Evaluators further praised the college for its implementation and management of new facilities and technology provided through Measure I, the $180 million bond passed by community voters in 2006. They again singled out the Public Safety Training Complex that they toured during their visit.

Team Chair Deborah DiThomas, the superintendent/president of Barstow Community College, and the team issued commendations to the Allan Hancock College Board of Trustees for their active involvement and commitment to ensuring the success of students and the college. They praised the trustees, who all met with evaluators this week, for understanding their roles as policy makers rather than managers.

Board President Greg Pensa said he and the other trustees, Tim Bennett, Bernard Jones, Larry ​Lahr and Hilda Zacarías, have always taken their duties as elected officials seriously.

“We are grateful for the evaluation team’s acknowledgement of our commitment to the college and our students,” said Pensa. “Our trustees work together well. We are all dedicated to  serving the district and providing the highest quality educational opportunities to our community.”

Evaluators also applauded the college’s efforts in student services by commending outreach events that involve area high schools like Hancock Hello, a new student orientation, and Bridges to Success, which improved relationships between high school and college counselors.

This week, evaluators toured the Santa Maria campus and Lompoc Valley Center. They also walked through the Federal Correctional Complex in Lompoc where the college operates educations programs. Evaluators interviewed dozens of Hancock faculty and staff to gather more information and discuss how the college addresses standards laid out by the ACCJC.

Colleges are evaluated on resource and finance management, leadership and governance, student learning programs and support services, academic quality and institutional effectiveness.

Walthers said the accreditation process is an important, ongoing process that allows colleges to look inward at every aspect of themselves.

The evaluation team offered the college a few preliminary recommendations to increase effectiveness such as linking student learning outcomes to improvement and assessing the needs for evening hours in student services. The team also suggested the college ensure it meets standards that focused on curriculum approval, distance education and the evaluation process.

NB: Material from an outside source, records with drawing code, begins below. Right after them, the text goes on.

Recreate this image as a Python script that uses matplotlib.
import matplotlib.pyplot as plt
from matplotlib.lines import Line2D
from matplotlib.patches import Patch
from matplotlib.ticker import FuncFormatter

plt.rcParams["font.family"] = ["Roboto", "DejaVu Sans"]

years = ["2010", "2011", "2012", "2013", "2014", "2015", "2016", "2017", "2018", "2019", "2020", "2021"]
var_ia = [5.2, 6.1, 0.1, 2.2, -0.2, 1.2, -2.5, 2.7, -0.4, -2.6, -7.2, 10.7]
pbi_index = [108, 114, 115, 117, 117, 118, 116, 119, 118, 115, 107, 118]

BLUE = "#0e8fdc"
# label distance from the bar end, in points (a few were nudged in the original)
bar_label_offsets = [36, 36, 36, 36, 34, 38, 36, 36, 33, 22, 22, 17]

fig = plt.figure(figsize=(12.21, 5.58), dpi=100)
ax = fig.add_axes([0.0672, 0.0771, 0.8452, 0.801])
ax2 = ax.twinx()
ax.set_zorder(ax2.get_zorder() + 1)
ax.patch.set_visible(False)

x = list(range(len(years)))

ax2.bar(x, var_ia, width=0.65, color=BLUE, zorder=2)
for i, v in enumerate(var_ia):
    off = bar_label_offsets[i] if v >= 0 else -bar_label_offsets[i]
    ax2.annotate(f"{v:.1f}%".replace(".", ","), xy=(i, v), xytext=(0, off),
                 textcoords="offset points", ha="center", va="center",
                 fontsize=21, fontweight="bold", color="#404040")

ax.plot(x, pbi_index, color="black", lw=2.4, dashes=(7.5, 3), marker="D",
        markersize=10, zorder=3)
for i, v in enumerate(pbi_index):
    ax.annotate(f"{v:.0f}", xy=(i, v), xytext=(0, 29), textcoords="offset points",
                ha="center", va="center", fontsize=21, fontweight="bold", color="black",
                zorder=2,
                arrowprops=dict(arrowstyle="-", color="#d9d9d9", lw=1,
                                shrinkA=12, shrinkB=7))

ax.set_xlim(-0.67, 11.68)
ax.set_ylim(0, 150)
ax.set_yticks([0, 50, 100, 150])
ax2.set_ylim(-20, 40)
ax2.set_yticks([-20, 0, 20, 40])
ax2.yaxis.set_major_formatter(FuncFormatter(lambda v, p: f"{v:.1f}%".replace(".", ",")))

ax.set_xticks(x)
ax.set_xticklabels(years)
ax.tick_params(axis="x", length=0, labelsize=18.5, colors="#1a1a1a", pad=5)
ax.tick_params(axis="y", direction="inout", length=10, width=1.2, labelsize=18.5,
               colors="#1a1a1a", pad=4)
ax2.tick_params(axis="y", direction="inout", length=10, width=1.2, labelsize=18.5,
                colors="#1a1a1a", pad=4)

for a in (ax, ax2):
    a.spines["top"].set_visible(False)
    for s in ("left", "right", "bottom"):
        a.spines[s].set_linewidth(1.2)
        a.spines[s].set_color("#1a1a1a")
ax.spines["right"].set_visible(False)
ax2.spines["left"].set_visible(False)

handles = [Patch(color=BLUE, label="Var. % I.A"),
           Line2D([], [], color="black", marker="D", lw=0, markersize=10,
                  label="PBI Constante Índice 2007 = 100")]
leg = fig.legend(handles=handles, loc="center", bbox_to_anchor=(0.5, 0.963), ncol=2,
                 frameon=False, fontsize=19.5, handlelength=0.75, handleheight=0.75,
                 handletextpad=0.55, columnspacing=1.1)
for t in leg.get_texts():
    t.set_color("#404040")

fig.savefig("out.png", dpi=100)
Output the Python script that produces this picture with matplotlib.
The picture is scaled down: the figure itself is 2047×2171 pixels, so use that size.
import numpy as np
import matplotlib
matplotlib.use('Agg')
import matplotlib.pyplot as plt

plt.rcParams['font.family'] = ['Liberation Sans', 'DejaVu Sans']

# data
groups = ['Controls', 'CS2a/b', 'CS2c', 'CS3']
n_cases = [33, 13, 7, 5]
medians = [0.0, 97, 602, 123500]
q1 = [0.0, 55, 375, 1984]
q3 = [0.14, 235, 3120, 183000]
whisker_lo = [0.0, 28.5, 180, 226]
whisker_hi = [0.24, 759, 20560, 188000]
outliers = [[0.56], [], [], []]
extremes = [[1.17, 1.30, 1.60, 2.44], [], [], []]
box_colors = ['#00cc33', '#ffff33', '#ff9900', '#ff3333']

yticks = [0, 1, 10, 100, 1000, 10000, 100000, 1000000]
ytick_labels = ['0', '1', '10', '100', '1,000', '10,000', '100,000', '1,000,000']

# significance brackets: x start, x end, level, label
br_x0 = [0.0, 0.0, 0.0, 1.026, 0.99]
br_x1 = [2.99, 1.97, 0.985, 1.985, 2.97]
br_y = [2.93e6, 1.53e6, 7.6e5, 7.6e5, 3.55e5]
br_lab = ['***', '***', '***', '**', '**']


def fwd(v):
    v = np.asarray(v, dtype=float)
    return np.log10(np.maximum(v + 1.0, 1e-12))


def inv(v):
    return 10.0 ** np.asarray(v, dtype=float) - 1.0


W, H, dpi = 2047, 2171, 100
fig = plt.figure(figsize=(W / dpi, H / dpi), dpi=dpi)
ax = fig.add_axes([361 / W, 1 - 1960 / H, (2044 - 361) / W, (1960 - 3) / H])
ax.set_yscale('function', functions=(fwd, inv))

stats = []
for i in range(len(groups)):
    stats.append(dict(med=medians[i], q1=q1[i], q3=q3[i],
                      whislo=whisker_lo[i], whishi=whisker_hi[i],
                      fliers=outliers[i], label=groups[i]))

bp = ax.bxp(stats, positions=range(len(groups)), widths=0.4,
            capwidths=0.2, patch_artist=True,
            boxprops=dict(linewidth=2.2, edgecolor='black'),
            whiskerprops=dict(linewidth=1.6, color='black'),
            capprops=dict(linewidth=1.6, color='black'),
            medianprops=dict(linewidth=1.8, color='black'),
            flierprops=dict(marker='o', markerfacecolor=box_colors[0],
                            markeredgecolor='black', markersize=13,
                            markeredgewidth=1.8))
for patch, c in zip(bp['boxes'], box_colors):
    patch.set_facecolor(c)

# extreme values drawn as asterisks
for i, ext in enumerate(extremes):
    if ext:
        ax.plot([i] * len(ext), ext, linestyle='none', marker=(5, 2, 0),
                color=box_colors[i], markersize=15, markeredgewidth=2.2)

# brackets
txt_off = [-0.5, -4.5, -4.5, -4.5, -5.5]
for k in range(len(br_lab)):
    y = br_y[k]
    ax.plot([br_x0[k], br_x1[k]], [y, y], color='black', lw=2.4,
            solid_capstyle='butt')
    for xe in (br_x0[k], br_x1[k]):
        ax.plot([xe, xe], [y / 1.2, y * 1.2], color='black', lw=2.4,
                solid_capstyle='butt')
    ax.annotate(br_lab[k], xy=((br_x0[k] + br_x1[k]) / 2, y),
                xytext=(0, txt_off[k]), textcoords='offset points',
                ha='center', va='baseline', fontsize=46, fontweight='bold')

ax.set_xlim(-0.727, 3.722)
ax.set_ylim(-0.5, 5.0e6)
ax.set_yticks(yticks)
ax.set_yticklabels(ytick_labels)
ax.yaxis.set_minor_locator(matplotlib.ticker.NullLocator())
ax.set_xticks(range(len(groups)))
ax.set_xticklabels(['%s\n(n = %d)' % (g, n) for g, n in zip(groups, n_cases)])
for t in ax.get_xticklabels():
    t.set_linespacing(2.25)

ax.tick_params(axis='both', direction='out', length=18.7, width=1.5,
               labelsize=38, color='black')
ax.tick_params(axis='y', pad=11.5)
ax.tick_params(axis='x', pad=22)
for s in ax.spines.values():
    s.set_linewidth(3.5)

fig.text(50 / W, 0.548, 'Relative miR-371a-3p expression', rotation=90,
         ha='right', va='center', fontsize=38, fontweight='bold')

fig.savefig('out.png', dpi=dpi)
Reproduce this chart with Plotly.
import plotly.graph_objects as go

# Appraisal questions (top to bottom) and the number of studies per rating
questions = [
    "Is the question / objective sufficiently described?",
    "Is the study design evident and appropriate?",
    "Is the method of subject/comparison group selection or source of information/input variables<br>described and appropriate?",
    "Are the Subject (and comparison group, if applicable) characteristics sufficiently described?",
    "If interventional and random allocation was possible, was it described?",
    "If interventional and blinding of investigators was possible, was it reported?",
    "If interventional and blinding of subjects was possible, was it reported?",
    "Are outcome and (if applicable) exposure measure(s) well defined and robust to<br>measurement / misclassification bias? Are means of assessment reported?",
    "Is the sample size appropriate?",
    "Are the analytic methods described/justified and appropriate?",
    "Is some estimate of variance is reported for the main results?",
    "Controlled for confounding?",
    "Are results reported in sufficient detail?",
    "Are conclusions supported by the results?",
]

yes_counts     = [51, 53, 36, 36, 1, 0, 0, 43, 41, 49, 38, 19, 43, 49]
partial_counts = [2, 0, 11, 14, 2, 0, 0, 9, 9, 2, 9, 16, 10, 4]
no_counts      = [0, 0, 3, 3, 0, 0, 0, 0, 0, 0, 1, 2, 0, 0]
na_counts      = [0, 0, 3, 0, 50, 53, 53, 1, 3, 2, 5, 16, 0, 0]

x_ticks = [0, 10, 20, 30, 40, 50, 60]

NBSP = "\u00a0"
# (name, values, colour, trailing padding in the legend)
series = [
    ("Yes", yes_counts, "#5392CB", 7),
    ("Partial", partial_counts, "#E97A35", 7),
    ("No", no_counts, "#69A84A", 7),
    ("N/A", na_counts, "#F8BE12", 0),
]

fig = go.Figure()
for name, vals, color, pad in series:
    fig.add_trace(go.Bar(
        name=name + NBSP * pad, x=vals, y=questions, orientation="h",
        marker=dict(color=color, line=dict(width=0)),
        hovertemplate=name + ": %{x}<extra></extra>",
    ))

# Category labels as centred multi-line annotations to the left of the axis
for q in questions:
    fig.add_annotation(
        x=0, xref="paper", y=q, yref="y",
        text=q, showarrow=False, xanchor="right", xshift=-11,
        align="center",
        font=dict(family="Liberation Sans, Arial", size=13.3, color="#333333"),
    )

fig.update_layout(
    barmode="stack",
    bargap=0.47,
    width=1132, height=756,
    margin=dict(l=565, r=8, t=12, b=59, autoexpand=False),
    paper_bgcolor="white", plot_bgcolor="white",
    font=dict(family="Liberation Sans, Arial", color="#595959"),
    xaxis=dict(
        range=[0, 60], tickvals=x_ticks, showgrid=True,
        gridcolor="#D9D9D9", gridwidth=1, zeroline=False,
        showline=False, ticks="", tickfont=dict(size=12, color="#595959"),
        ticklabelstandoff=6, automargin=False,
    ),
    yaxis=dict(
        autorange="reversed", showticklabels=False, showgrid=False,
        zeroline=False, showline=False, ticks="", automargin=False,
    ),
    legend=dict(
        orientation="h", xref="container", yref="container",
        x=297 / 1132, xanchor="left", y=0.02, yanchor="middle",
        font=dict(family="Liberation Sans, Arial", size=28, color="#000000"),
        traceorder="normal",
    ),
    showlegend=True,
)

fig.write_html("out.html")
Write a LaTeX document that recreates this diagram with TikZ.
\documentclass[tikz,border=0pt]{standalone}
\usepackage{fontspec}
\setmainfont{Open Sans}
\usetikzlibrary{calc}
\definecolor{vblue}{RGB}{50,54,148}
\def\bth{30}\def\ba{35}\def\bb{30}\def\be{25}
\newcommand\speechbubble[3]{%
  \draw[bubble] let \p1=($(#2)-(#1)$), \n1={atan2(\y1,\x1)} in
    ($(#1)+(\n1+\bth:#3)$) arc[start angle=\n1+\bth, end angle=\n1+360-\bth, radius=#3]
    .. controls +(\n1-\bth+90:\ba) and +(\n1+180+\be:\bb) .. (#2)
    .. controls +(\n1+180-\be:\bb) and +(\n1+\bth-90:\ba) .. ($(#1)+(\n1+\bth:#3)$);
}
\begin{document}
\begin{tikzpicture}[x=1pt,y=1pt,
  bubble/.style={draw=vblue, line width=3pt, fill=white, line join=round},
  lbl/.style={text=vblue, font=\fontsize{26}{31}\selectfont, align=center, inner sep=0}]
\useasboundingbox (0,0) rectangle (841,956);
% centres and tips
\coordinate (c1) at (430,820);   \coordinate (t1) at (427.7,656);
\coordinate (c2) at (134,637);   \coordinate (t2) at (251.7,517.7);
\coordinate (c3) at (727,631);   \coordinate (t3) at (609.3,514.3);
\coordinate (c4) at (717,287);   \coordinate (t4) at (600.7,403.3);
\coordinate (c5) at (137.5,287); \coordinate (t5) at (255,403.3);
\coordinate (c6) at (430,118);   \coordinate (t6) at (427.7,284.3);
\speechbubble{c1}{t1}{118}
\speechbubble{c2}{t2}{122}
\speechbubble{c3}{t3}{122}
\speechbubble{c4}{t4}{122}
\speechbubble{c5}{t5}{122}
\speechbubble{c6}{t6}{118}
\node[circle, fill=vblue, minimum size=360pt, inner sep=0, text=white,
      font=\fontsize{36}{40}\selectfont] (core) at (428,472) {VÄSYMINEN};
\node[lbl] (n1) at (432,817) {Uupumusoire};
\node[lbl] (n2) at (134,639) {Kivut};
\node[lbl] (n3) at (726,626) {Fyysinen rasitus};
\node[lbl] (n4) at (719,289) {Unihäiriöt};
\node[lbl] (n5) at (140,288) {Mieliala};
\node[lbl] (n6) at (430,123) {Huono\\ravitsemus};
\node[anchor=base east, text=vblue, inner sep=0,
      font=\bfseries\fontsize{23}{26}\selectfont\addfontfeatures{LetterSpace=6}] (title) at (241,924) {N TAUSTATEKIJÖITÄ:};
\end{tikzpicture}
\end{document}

“The evaluators looked deeply into Allan Hancock College and it was clear to them what we all know to be true: We are an exceptional college doing exceptional work on behalf of our students. I commend every faculty, administrator and staff member, every student and every member of this community for their work,” said Walthers. “I also want to thank the evaluation team for their time, effort and invaluable insight. The college will be stronger in the long run because of it.”

The evaluation team will spend the next few weeks writing and finalizing its report before presenting it to the commission for approval. The commission meeting to determine the status of Allan Hancock College’s accreditation is scheduled for January 2017.